INFORMATION PROVIDED =>
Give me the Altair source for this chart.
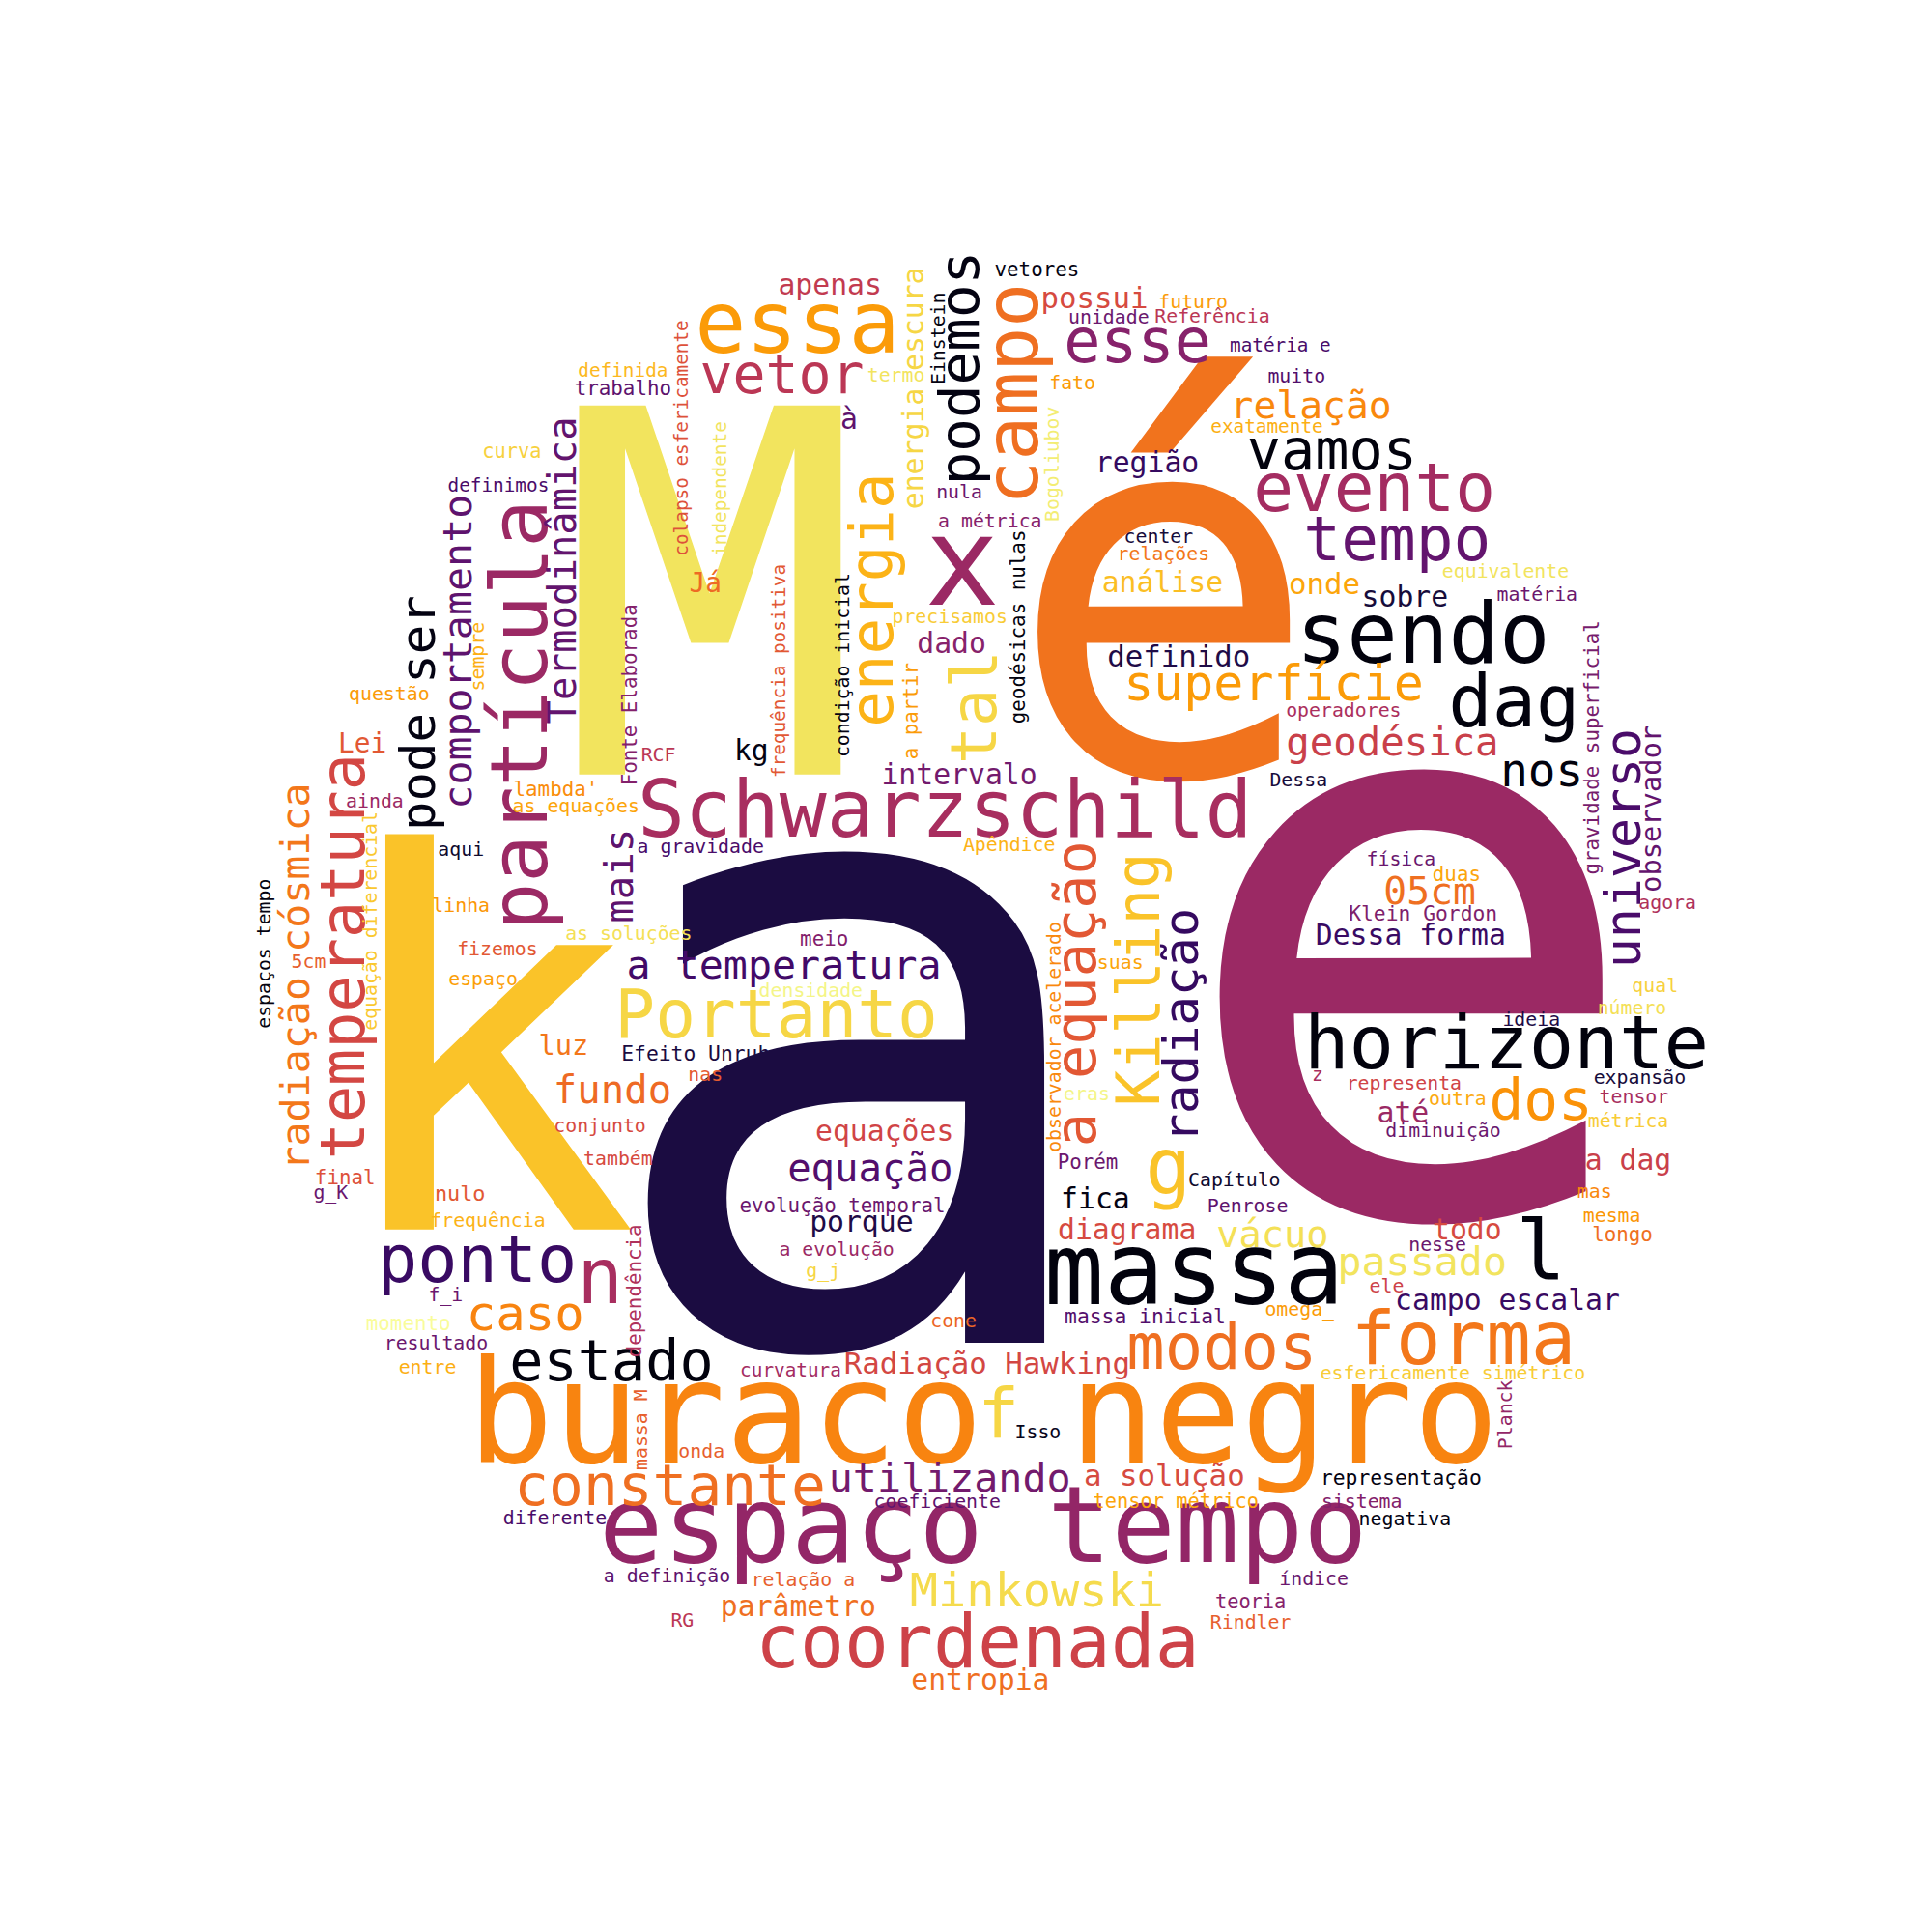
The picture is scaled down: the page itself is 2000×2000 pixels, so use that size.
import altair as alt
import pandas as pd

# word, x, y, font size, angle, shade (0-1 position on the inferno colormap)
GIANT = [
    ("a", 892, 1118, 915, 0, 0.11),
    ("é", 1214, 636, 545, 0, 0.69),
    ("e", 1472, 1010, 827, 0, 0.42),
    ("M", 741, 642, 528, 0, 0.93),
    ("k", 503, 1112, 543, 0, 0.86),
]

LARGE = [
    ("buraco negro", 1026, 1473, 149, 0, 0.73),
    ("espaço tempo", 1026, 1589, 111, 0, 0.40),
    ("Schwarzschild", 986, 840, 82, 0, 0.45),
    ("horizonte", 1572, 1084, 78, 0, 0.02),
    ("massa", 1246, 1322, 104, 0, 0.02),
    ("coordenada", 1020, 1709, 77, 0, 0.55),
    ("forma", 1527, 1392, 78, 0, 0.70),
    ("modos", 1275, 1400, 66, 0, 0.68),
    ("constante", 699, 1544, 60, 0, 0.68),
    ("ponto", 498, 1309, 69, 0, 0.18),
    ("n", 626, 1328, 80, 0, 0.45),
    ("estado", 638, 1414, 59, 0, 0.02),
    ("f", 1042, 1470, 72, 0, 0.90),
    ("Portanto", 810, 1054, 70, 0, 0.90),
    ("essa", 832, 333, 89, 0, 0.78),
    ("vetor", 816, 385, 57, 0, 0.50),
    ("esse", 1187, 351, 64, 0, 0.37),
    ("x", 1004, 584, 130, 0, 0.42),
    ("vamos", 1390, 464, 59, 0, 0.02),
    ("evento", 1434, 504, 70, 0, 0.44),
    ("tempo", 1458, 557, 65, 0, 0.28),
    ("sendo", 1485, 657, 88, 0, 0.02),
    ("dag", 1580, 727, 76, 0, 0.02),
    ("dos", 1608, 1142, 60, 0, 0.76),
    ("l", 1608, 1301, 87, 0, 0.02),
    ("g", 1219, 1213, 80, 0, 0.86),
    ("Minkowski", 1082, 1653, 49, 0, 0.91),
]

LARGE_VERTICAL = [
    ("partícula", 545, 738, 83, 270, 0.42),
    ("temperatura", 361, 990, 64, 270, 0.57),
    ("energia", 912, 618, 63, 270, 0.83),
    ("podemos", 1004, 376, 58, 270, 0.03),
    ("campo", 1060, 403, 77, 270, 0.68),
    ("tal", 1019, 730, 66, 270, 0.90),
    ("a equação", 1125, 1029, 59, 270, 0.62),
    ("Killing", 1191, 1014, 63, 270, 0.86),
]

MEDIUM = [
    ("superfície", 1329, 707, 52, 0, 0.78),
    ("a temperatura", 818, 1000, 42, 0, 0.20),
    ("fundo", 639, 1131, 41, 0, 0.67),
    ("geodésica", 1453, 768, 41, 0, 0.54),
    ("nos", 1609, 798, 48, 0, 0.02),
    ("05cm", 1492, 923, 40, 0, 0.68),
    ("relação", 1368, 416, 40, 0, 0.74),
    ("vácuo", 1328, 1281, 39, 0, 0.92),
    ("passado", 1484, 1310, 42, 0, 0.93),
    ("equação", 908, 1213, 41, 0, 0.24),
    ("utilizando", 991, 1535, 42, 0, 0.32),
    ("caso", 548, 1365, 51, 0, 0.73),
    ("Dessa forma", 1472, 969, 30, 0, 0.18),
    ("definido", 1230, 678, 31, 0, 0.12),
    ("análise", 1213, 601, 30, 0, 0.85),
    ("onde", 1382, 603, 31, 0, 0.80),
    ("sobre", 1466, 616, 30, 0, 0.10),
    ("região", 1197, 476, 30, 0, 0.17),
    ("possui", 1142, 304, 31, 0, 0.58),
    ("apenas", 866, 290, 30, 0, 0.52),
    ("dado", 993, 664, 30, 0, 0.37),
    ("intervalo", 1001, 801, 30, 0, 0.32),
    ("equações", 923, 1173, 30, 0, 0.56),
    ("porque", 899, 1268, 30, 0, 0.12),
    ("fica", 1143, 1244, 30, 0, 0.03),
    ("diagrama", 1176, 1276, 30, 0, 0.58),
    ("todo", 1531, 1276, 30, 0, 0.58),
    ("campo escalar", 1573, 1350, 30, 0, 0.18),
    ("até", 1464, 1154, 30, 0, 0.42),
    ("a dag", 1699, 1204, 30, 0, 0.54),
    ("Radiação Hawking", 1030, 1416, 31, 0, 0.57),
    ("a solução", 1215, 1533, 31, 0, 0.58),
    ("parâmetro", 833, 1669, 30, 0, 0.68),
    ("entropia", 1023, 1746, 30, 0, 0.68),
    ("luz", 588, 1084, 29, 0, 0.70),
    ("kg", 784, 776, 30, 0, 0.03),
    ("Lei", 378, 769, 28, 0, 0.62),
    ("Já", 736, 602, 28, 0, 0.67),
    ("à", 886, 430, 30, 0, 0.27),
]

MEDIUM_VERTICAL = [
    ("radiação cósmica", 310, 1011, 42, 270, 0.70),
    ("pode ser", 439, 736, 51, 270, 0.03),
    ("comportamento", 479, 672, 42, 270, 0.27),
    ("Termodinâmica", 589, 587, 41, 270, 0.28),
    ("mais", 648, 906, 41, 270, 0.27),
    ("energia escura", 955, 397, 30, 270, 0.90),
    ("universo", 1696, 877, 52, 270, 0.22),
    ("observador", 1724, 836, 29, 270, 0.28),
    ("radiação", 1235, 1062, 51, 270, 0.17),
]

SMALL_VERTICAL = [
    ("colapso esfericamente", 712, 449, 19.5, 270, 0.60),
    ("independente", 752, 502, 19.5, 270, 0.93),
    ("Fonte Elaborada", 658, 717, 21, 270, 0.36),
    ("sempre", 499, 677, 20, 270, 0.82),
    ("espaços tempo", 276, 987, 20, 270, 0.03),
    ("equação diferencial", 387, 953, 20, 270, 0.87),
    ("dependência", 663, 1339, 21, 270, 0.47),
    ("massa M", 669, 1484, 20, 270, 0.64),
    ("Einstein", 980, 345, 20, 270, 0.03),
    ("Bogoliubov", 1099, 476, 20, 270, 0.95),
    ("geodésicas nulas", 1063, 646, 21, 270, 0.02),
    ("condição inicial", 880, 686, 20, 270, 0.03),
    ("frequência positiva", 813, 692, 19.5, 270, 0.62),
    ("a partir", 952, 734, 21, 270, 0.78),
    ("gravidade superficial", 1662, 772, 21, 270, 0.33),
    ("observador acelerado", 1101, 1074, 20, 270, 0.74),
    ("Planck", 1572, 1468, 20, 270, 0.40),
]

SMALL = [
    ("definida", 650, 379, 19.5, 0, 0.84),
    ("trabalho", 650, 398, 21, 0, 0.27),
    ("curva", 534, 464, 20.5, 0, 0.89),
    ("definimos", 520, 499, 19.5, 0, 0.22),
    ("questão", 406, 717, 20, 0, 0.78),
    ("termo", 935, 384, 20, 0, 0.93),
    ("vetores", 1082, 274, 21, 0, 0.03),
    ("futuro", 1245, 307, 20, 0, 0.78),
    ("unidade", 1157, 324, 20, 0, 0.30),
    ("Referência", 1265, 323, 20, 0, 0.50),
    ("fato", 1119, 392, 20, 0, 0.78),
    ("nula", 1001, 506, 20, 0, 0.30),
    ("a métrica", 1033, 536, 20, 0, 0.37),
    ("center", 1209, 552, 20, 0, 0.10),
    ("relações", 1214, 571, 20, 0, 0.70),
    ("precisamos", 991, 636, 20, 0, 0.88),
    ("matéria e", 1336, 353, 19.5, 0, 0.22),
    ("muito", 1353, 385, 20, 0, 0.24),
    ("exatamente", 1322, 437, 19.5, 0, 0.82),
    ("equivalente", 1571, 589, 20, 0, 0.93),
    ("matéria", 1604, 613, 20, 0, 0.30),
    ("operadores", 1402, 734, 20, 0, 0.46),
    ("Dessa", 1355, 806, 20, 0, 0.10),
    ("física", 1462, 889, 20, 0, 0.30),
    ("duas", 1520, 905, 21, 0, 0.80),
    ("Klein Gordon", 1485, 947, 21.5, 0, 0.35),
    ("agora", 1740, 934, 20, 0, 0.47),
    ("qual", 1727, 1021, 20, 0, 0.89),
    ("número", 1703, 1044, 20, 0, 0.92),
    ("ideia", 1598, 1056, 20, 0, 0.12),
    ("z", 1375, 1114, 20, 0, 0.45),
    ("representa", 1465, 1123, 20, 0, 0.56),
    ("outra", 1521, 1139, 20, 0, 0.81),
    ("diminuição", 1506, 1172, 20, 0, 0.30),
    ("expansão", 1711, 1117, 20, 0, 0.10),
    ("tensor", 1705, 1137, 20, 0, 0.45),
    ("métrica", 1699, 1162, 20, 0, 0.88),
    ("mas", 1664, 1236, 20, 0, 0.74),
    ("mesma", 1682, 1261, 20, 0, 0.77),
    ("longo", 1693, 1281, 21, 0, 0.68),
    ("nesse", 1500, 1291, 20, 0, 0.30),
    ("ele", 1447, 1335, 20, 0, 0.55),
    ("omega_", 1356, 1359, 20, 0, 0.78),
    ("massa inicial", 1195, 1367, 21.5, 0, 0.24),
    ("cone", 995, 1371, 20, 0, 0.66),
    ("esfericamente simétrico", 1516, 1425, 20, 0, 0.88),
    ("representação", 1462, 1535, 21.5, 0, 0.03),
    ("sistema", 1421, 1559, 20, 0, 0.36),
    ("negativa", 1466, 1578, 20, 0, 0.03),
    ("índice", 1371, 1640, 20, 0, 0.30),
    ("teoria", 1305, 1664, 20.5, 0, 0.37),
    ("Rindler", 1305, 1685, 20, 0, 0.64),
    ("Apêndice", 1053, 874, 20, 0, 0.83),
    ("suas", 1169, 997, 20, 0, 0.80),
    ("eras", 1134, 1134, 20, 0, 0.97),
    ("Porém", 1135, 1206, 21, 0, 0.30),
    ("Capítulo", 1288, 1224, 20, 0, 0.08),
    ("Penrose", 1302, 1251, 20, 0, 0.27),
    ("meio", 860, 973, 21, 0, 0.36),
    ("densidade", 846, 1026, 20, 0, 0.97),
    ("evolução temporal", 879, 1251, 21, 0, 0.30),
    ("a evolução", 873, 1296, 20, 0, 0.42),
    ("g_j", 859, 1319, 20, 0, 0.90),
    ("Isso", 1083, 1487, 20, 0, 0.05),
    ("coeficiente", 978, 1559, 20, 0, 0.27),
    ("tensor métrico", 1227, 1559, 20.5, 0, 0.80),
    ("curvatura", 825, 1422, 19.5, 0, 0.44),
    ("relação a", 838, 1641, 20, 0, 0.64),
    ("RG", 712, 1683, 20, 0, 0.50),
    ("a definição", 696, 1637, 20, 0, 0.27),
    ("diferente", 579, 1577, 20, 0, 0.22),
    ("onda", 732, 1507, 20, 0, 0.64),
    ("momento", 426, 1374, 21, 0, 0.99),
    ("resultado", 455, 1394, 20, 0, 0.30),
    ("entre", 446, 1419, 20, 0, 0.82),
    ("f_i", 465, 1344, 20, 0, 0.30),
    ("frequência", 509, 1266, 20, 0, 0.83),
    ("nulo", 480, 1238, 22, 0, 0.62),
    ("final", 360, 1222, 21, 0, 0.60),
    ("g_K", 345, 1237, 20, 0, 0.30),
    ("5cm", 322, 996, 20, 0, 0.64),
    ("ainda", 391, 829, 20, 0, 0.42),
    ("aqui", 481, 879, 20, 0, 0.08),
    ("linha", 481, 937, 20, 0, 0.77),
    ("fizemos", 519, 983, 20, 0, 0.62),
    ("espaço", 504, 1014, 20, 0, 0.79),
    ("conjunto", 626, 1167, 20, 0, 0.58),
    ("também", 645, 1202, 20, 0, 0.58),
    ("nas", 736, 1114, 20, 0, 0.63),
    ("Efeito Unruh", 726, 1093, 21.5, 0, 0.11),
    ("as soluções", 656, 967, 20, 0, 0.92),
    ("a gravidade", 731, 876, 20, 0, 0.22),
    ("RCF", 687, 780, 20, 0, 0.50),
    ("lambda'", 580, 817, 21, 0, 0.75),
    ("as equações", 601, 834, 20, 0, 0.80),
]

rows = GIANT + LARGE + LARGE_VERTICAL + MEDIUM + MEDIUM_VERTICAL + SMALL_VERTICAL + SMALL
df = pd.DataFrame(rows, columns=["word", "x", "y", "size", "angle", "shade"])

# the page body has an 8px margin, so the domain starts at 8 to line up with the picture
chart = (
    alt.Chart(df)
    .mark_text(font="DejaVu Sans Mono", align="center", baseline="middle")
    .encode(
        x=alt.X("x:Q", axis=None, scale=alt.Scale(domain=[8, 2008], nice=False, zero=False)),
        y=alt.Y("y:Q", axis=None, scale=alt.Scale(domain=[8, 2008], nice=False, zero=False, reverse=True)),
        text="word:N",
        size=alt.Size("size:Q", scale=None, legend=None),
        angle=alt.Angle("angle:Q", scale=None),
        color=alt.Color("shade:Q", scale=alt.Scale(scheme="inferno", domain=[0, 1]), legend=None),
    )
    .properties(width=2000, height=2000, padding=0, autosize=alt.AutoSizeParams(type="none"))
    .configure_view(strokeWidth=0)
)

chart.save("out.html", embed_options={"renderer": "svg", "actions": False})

TASK PROMPT => Print exactly the lines from the one containing "The picture is" to the one containing "import pandas as pd", both included, and nothing else.

RESPONSE =>
The picture is scaled down: the page itself is 2000×2000 pixels, so use that size.
import altair as alt
import pandas as pd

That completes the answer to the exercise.